● Goal:
From the records below, print only the part that opens with the line containing "Convert this chart to matplotlib code." and closes with the line containing "plt.rcParams['mathtext.fontset'] = 'cm'"; omit the pictures.

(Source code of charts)
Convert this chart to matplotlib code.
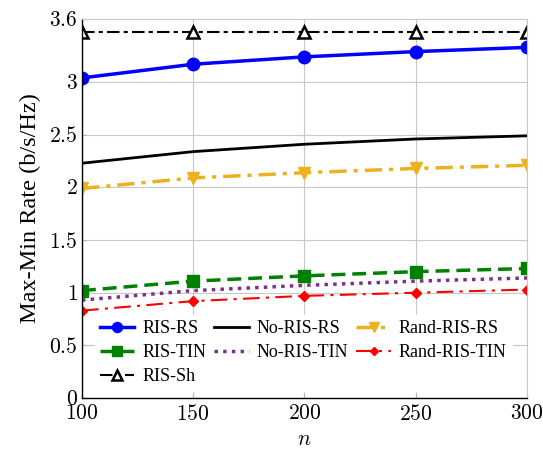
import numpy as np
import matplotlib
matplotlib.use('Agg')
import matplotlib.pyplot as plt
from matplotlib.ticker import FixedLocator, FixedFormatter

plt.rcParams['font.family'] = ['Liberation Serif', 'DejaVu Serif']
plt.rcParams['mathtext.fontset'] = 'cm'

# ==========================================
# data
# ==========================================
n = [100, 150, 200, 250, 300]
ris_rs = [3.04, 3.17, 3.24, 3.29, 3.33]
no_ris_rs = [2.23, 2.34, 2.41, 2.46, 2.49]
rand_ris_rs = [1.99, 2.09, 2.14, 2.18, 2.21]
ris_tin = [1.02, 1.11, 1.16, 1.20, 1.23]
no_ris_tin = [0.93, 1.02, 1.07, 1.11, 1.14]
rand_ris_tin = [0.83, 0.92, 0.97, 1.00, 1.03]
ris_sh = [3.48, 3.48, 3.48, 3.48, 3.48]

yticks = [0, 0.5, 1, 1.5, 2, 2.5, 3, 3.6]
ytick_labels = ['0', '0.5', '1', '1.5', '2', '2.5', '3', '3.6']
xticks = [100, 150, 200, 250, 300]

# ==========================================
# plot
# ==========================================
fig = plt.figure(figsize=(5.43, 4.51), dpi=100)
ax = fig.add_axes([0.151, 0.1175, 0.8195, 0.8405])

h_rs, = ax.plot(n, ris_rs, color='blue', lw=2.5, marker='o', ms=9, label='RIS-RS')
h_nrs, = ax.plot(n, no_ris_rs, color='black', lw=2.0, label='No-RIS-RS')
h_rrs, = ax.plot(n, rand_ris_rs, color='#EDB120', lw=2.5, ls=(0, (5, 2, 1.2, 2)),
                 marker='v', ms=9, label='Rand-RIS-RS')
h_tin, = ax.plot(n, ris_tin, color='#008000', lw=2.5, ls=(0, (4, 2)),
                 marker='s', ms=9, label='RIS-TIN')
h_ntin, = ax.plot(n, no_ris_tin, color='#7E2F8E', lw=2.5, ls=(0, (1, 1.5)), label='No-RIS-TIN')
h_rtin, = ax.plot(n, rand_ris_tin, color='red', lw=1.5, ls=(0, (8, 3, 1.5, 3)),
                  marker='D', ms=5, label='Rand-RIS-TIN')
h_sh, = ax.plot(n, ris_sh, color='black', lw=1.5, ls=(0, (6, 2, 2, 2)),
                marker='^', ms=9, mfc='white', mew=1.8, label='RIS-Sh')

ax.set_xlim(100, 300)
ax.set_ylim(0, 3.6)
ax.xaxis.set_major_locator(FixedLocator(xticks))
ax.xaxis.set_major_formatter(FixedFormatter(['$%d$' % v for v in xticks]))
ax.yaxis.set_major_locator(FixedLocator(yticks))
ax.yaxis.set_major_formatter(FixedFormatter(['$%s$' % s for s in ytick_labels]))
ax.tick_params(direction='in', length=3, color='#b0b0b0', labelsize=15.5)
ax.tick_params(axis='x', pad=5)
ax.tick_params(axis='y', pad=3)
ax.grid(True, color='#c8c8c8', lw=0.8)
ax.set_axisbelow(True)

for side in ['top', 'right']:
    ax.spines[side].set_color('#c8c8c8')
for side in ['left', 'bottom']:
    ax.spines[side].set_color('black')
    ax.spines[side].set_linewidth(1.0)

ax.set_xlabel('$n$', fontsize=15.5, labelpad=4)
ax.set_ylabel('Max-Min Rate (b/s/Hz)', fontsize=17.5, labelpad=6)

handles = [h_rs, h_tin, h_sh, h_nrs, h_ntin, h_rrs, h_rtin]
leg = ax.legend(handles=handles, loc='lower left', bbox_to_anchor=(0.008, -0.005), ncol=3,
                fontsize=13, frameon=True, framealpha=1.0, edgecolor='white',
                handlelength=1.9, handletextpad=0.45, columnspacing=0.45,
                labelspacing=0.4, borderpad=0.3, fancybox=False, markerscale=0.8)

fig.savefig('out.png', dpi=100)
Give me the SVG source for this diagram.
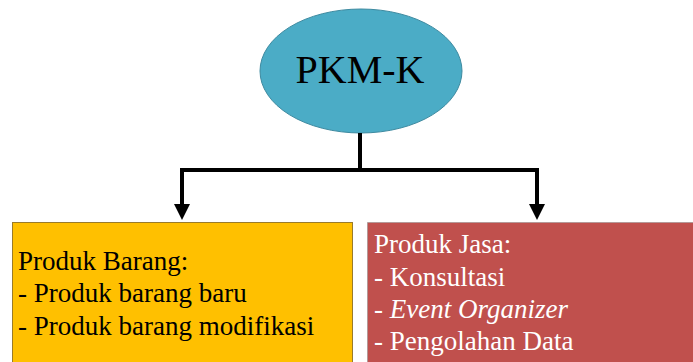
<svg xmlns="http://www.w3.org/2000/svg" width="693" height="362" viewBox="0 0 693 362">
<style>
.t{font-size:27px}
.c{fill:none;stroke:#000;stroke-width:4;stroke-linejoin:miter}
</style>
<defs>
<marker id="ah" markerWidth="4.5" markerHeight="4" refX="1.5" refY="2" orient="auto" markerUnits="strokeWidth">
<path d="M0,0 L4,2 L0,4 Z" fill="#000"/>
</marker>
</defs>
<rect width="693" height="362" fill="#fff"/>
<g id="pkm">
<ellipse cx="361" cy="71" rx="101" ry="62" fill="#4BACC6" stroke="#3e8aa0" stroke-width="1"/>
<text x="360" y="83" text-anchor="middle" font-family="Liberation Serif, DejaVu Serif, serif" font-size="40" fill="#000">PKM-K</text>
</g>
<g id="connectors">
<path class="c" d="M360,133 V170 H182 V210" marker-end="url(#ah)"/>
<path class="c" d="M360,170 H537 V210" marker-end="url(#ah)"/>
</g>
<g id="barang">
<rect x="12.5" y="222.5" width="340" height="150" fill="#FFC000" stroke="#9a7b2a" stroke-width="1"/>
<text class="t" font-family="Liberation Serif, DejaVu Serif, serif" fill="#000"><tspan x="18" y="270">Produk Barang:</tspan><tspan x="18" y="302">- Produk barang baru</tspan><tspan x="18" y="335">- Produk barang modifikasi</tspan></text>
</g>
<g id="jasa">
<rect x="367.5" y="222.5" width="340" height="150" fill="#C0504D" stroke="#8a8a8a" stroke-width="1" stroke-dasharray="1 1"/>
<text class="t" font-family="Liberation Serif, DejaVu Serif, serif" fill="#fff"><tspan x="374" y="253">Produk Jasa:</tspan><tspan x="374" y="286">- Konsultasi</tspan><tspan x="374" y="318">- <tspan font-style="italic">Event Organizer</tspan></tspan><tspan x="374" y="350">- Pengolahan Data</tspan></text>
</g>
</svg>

==

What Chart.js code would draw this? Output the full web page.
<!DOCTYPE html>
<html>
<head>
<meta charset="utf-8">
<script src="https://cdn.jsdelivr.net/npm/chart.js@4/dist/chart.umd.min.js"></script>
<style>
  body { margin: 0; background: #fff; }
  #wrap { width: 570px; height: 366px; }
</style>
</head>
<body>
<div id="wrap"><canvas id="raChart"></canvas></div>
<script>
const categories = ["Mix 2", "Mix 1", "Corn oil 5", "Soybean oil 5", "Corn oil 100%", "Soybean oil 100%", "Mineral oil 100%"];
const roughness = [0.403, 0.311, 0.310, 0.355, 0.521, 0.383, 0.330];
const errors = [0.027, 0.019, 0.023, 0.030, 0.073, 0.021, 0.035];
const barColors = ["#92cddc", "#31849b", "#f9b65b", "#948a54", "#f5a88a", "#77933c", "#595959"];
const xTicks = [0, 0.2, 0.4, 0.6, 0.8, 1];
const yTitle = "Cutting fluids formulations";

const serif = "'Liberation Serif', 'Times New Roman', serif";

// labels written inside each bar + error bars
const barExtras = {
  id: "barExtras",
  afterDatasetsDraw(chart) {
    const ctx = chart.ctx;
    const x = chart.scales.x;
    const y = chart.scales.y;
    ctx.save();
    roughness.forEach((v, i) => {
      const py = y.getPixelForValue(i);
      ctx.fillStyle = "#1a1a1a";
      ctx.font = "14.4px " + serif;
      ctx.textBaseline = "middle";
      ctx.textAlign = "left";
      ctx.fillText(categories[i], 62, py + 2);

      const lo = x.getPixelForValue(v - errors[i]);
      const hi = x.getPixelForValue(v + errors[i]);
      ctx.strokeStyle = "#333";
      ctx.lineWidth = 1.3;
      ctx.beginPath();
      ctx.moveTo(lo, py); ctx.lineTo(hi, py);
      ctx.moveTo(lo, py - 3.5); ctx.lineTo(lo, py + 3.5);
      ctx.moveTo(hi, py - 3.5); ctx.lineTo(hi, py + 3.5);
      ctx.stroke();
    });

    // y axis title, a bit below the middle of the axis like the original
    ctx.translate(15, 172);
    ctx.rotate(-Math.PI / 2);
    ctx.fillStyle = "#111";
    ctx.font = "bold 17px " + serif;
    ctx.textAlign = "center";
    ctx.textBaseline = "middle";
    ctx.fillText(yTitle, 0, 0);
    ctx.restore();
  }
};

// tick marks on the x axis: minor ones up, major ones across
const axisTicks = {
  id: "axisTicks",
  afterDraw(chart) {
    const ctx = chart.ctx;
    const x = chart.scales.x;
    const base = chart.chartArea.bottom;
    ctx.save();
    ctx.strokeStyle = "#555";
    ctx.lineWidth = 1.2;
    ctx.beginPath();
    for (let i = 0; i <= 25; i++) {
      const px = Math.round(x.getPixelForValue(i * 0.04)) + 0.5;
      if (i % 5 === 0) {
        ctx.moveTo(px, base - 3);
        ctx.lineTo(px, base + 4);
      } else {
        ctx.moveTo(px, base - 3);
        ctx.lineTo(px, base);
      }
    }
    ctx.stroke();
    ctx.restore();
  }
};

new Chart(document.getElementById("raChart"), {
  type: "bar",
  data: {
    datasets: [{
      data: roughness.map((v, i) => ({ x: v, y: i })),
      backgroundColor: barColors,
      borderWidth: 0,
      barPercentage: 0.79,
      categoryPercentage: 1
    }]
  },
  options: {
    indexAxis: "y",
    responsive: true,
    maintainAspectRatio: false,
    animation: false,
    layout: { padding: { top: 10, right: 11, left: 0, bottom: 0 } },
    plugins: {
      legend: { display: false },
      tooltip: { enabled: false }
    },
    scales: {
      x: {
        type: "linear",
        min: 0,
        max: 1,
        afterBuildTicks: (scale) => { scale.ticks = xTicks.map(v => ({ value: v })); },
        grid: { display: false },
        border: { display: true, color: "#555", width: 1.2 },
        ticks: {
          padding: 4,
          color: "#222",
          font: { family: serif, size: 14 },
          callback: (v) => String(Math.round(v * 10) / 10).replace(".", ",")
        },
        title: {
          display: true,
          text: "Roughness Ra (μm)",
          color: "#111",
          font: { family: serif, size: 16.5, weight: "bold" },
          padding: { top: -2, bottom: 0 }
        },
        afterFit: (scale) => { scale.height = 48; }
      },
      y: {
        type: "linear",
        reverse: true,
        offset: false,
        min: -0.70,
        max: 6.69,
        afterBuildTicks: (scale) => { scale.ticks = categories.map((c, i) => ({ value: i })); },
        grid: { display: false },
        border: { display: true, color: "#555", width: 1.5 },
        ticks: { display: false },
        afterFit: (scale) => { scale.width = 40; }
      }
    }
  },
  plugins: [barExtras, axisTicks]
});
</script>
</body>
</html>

● Answer for the task:
Convert this chart to matplotlib code.
import numpy as np
import matplotlib
matplotlib.use('Agg')
import matplotlib.pyplot as plt
from matplotlib.ticker import FixedLocator, FixedFormatter

plt.rcParams['font.family'] = ['Liberation Serif', 'DejaVu Serif']
plt.rcParams['mathtext.fontset'] = 'cm'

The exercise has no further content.